_Given information_.
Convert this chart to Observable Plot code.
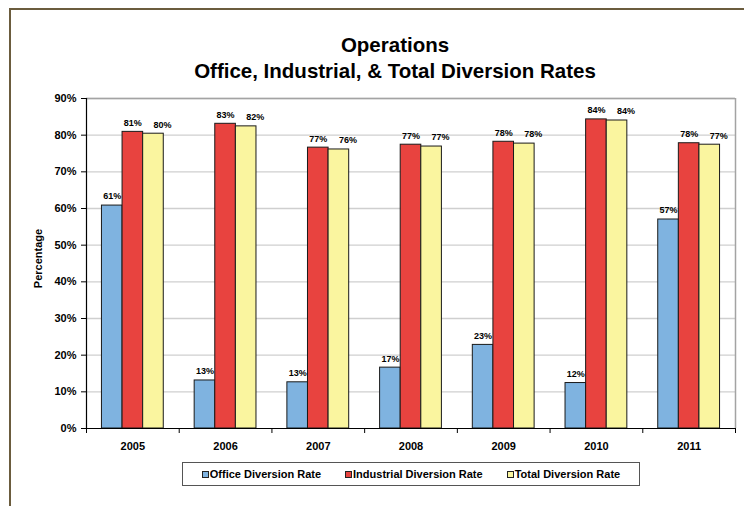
<!DOCTYPE html>
<html>
<head>
<meta charset="utf-8">
<script src="https://cdn.jsdelivr.net/npm/d3@7"></script>
<script src="https://cdn.jsdelivr.net/npm/@observablehq/plot@0.6"></script>
<style>
  html, body { margin: 0; padding: 0; background: #fff; }
  #wrap { position: relative; width: 744px; height: 506px; overflow: hidden; font-family: "Liberation Sans", Arial, sans-serif; }
  #border { position: absolute; left: 9px; top: 8px; width: 800px; height: 600px; border-left: 2px solid #6b5c3e; border-top: 2px solid #6b5c3e; }
  .title { position: absolute; left: 0; width: 790px; text-align: center; font-weight: bold; font-size: 20.5px; line-height: 26px; color: #000; }
  #chart { position: absolute; left: 0; top: 0; }
  #legend { position: absolute; left: 182px; top: 462px; width: 456px; height: 22px; border: 1px solid #555; display: flex; align-items: center; justify-content: center; gap: 24px; font-weight: bold; font-size: 11px; background: #fff; }
  .item { display: flex; align-items: center; }
  .sw { width: 5px; height: 5px; border: 1px solid #222; margin-right: 1px; }
</style>
</head>
<body>
<div id="wrap">
  <div id="border"></div>
  <div class="title" style="top:32px">Operations</div>
  <div class="title" style="top:58px">Office, Industrial, &amp; Total Diversion Rates</div>
  <div id="chart"></div>
  <div id="legend"></div>
</div>
<script>
const years = ["2005", "2006", "2007", "2008", "2009", "2010", "2011"];
const seriesNames = ["Office Diversion Rate", "Industrial Diversion Rate", "Total Diversion Rate"];
const seriesColors = ["#7fb3e0", "#e8433f", "#faf59f"];
const office = [60.8, 13.1, 12.6, 16.6, 22.8, 12.4, 57.0];
const industrial = [80.9, 83.1, 76.6, 77.4, 78.2, 84.3, 77.8];
const total = [80.4, 82.4, 76.1, 76.9, 77.7, 84.0, 77.4];
const yTicks = [0, 10, 20, 30, 40, 50, 60, 70, 80, 90];

const seriesValues = [office, industrial, total];
const rows = [];
seriesValues.forEach((vals, s) => {
  vals.forEach((v, i) => {
    const x1 = i + 1 / 6 + s * (2 / 9);
    rows.push({year: years[i], series: seriesNames[s], s, value: v, x1, x2: x1 + 2 / 9, xc: x1 + 1 / 9});
  });
});
const boundaries = d3.range(years.length + 1);
const centers = years.map((y, i) => i + 0.5);

const font = '"Liberation Sans", Arial, sans-serif';

const chart = Plot.plot({
  width: 744,
  height: 470,
  marginLeft: 86,
  marginRight: 9,
  marginTop: 98,
  marginBottom: 42,
  style: {fontFamily: font, fontSize: "11px", fontWeight: "bold", color: "#000", background: "transparent"},
  x: {type: "linear", domain: [0, years.length]},
  y: {domain: [0, 90]},
  color: {domain: seriesNames, range: seriesColors},
  marks: [
    Plot.gridY(yTicks.slice(1), {stroke: "#cfcfcf", strokeOpacity: 1, strokeWidth: 1.3}),
    Plot.ruleY([90], {stroke: "#a3a3a3", strokeWidth: 1.5}),
    Plot.ruleX([years.length], {stroke: "#a3a3a3", strokeWidth: 1.5}),
    Plot.rectY(rows, {x1: "x1", x2: "x2", y1: 0, y2: "value", fill: "series", stroke: "#1a1a1a", strokeWidth: 1}),
    Plot.text(rows.filter(d => d.s < 2), {x: "xc", y: "value", text: d => Math.round(d.value) + "%", dy: -9, fontSize: 9, fontWeight: "bold", lineAnchor: "middle"}),
    Plot.text(rows.filter(d => d.s === 2), {x: "xc", y: "value", text: d => Math.round(d.value) + "%", dy: -9, dx: 9, fontSize: 9, fontWeight: "bold", lineAnchor: "middle"}),
    Plot.axisY(yTicks, {tickSize: 5, tickPadding: 5, tickFormat: d => d + "%", label: null, stroke: "#000"}),
    Plot.axisX(boundaries, {tickSize: 5, tickFormat: () => "", label: null, stroke: "#000"}),
    Plot.axisX(centers, {tickSize: 0, tickPadding: 14, tickFormat: (d, i) => years[i], label: null}),
    Plot.ruleX([0], {stroke: "#000", strokeWidth: 1.2}),
    Plot.ruleY([0], {stroke: "#000", strokeWidth: 1.2}),
    Plot.text(["Percentage"], {frameAnchor: "left", textAnchor: "middle", rotate: -90, dx: -48, dy: -5, fontSize: 11, fontWeight: "bold"})
  ]
});
document.getElementById("chart").appendChild(chart);

const legend = document.getElementById("legend");
seriesNames.forEach((name, i) => {
  const item = document.createElement("div");
  item.className = "item";
  const sw = document.createElement("div");
  sw.className = "sw";
  sw.style.background = seriesColors[i];
  const label = document.createElement("span");
  label.textContent = name;
  item.appendChild(sw);
  item.appendChild(label);
  legend.appendChild(item);
});
</script>
</body>
</html>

_The problem_. Omit pictures; set down the rest of the material word for word.

_Task result_.
Convert this chart to Observable Plot code.
<!DOCTYPE html>
<html>
<head>
<meta charset="utf-8">
<script src="https://cdn.jsdelivr.net/npm/d3@7"></script>
<script src="https://cdn.jsdelivr.net/npm/@observablehq/plot@0.6"></script>
<style>
  html, body { margin: 0; padding: 0; background: #fff; }
  #wrap { position: relative; width: 744px; height: 506px; overflow: hidden; font-family: "Liberation Sans", Arial, sans-serif; }
  #border { position: absolute; left: 9px; top: 8px; width: 800px; height: 600px; border-left: 2px solid #6b5c3e; border-top: 2px solid #6b5c3e; }
  .title { position: absolute; left: 0; width: 790px; text-align: center; font-weight: bold; font-size: 20.5px; line-height: 26px; color: #000; }
  #chart { position: absolute; left: 0; top: 0; }
  #legend { position: absolute; left: 182px; top: 462px; width: 456px; height: 22px; border: 1px solid #555; display: flex; align-items: center; justify-content: center; gap: 24px; font-weight: bold; font-size: 11px; background: #fff; }
  .item { display: flex; align-items: center; }
  .sw { width: 5px; height: 5px; border: 1px solid #222; margin-right: 1px; }
</style>
</head>
<body>
<div id="wrap">
  <div id="border"></div>
  <div class="title" style="top:32px">Operations</div>
  <div class="title" style="top:58px">Office, Industrial, &amp; Total Diversion Rates</div>
  <div id="chart"></div>
  <div id="legend"></div>
</div>
<script>
const years = ["2005", "2006", "2007", "2008", "2009", "2010", "2011"];
const seriesNames = ["Office Diversion Rate", "Industrial Diversion Rate", "Total Diversion Rate"];
const seriesColors = ["#7fb3e0", "#e8433f", "#faf59f"];
const office = [60.8, 13.1, 12.6, 16.6, 22.8, 12.4, 57.0];
const industrial = [80.9, 83.1, 76.6, 77.4, 78.2, 84.3, 77.8];
const total = [80.4, 82.4, 76.1, 76.9, 77.7, 84.0, 77.4];
const yTicks = [0, 10, 20, 30, 40, 50, 60, 70, 80, 90];

const seriesValues = [office, industrial, total];
const rows = [];
seriesValues.forEach((vals, s) => {
  vals.forEach((v, i) => {
    const x1 = i + 1 / 6 + s * (2 / 9);
    rows.push({year: years[i], series: seriesNames[s], s, value: v, x1, x2: x1 + 2 / 9, xc: x1 + 1 / 9});
  });
});
const boundaries = d3.range(years.length + 1);
const centers = years.map((y, i) => i + 0.5);

const font = '"Liberation Sans", Arial, sans-serif';

const chart = Plot.plot({
  width: 744,
  height: 470,
  marginLeft: 86,
  marginRight: 9,
  marginTop: 98,
  marginBottom: 42,
  style: {fontFamily: font, fontSize: "11px", fontWeight: "bold", color: "#000", background: "transparent"},
  x: {type: "linear", domain: [0, years.length]},
  y: {domain: [0, 90]},
  color: {domain: seriesNames, range: seriesColors},
  marks: [
    Plot.gridY(yTicks.slice(1), {stroke: "#cfcfcf", strokeOpacity: 1, strokeWidth: 1.3}),
    Plot.ruleY([90], {stroke: "#a3a3a3", strokeWidth: 1.5}),
    Plot.ruleX([years.length], {stroke: "#a3a3a3", strokeWidth: 1.5}),
    Plot.rectY(rows, {x1: "x1", x2: "x2", y1: 0, y2: "value", fill: "series", stroke: "#1a1a1a", strokeWidth: 1}),
    Plot.text(rows.filter(d => d.s < 2), {x: "xc", y: "value", text: d => Math.round(d.value) + "%", dy: -9, fontSize: 9, fontWeight: "bold", lineAnchor: "middle"}),
    Plot.text(rows.filter(d => d.s === 2), {x: "xc", y: "value", text: d => Math.round(d.value) + "%", dy: -9, dx: 9, fontSize: 9, fontWeight: "bold", lineAnchor: "middle"}),
    Plot.axisY(yTicks, {tickSize: 5, tickPadding: 5, tickFormat: d => d + "%", label: null, stroke: "#000"}),
    Plot.axisX(boundaries, {tickSize: 5, tickFormat: () => "", label: null, stroke: "#000"}),
    Plot.axisX(centers, {tickSize: 0, tickPadding: 14, tickFormat: (d, i) => years[i], label: null}),
    Plot.ruleX([0], {stroke: "#000", strokeWidth: 1.2}),
    Plot.ruleY([0], {stroke: "#000", strokeWidth: 1.2}),
    Plot.text(["Percentage"], {frameAnchor: "left", textAnchor: "middle", rotate: -90, dx: -48, dy: -5, fontSize: 11, fontWeight: "bold"})
  ]
});
document.getElementById("chart").appendChild(chart);

const legend = document.getElementById("legend");
seriesNames.forEach((name, i) => {
  const item = document.createElement("div");
  item.className = "item";
  const sw = document.createElement("div");
  sw.className = "sw";
  sw.style.background = seriesColors[i];
  const label = document.createElement("span");
  label.textContent = name;
  item.appendChild(sw);
  item.appendChild(label);
  legend.appendChild(item);
});
</script>
</body>
</html>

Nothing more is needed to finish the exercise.